**Short exercise:** Print the listing from its top line through the line containing "fig.patch.set_facecolor('white')", nothing more, and leave out the pictures.

━━━

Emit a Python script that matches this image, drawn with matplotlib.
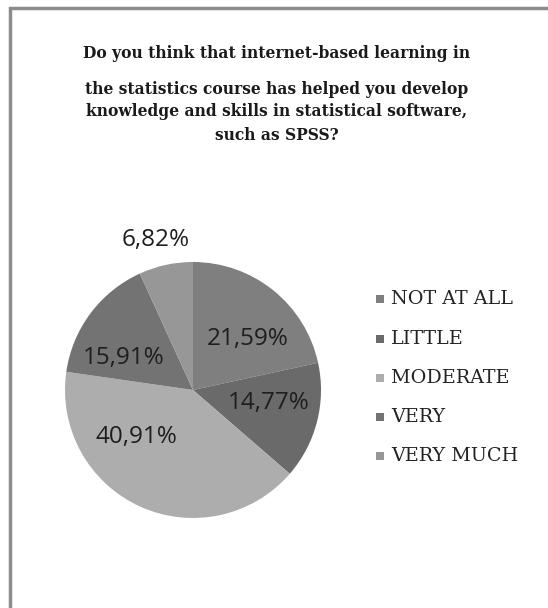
import matplotlib.pyplot as plt
from matplotlib.patches import Rectangle

categories = ['NOT AT ALL', 'LITTLE', 'MODERATE', 'VERY', 'VERY MUCH']
values = [21.59, 14.77, 40.91, 15.91, 6.82]
colors = ['#7f7f7f', '#6a6a6a', '#adadad', '#737373', '#979797']
title_lines = ['Do you think that internet-based learning in',
               'the statistics course has helped you develop',
               'knowledge and skills in statistical software,',
               'such as SPSS?']

W, H = 548, 608
fig = plt.figure(figsize=(W / 100, H / 100), dpi=100)
fig.patch.set_facecolor('white')

# border (right/bottom fall off the picture)
fig.add_artist(Rectangle((10 / W, -0.05), 1.0, (H - 8) / H + 0.05,
                         transform=fig.transFigure, fill=False,
                         edgecolor='#8c8c8c', linewidth=2.5))

# title
title_y = [53, 89, 112, 135]
for line, y in zip(title_lines, title_y):
    fig.text(277 / W, 1 - y / H, line, ha='center', va='center',
             fontsize=11.2, fontweight='bold', family='DejaVu Serif',
             color='#1a1a1a')

# pie axes: center (193, 390), radius 128
r = 128
ax = fig.add_axes([(193 - r) / W, 1 - (390 + r) / H, 2 * r / W, 2 * r / H])
wedges, texts = ax.pie(values, colors=colors, startangle=90, counterclock=False,
                       radius=1.0)
ax.set_xlim(-1, 1)
ax.set_ylim(-1, 1)
ax.set_aspect('equal')
ax.axis('off')

# label placement (excel "best fit"), axes units
label_pos = [(0.43, 0.40), (0.59, -0.10), (-0.44, -0.37), (-0.54, 0.25), (-0.29, 1.17)]
for v, (x, y) in zip(values, label_pos):
    ax.text(x, y, f'{v:.2f}'.replace('.', ',') + '%', ha='center', va='center',
            fontsize=17.5, color='#1e1e1e', family='Open Sans', clip_on=False)

# legend
leg_y = [299, 339, 378, 417, 456]
for cat, col, y in zip(categories, colors, leg_y):
    fig.add_artist(Rectangle((376 / W, 1 - (y + 4) / H), 8 / W, 8 / H,
                             transform=fig.transFigure, facecolor=col,
                             edgecolor='none'))
    fig.text(391 / W, 1 - y / H, cat, ha='left', va='center',
             fontsize=13.8, family='DejaVu Serif', color='#222222')

fig.savefig('out.png', dpi=100)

━━━

**Response:**
Emit a Python script that matches this image, drawn with matplotlib.
import matplotlib.pyplot as plt
from matplotlib.patches import Rectangle

categories = ['NOT AT ALL', 'LITTLE', 'MODERATE', 'VERY', 'VERY MUCH']
values = [21.59, 14.77, 40.91, 15.91, 6.82]
colors = ['#7f7f7f', '#6a6a6a', '#adadad', '#737373', '#979797']
title_lines = ['Do you think that internet-based learning in',
               'the statistics course has helped you develop',
               'knowledge and skills in statistical software,',
               'such as SPSS?']

W, H = 548, 608
fig = plt.figure(figsize=(W / 100, H / 100), dpi=100)
fig.patch.set_facecolor('white')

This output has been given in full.